The question was the other way around: are paleo climate data used in the models themselves, to set them up ? For instance, are paleo climate data used to estimate feedback coefficients which are then plugged into climate models ;
or is it rather the other way around (as you seem to say): are paleo data used as independent TEST SET against which to test a particular model ?
The latter would be great, the former, rather risky.

I don't know what you mean by a climate model "using paleo climate data". Models don't use climate data for the model itself. The model is basically a representation of the physics of energy flow and so on. You use data as input to a model.
Yes, that's my question.
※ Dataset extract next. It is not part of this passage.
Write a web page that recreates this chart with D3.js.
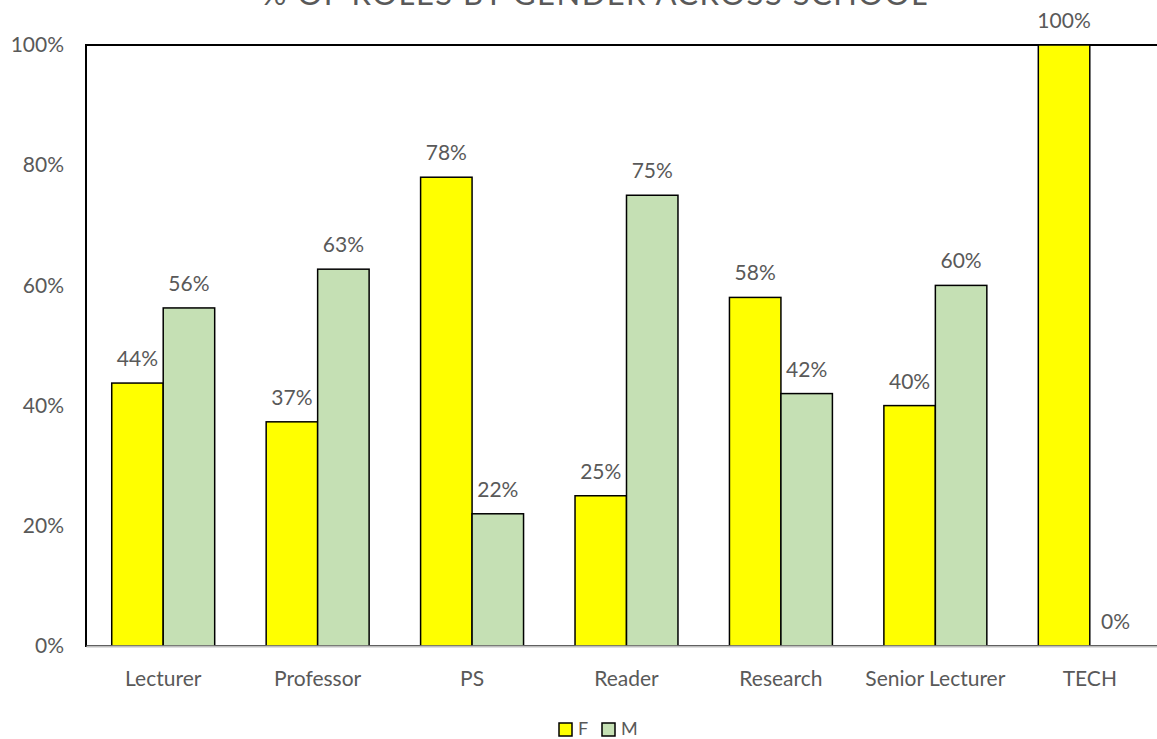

Does one *need* paleo data, say, in some kind of neural network fit, to establish a certain kind of response, or are these models "first principles" models, using physics, chemistry and knowledge from specific fields to calculate responses ?

Because it seems that certain people here think that climate models are *inspired* by paleo data in order to predict certain quantities. If that's the case, I would find that indeed somewhat dubious.

Of course knowing that carbon dioxide is significant says nothing at all about the magnitude of contributions from other less well understood forcings. Also, even assuming a particular set of forcings, the magnitude of the climate response is still uncertain. This depends on climate sensitivity and feedback processes for which there remains considerably uncertainty.
I agree. That's what I wanted to point out: if one or other other forcing pushes us in a cooling, that by itself doesn't say anything about any AGW.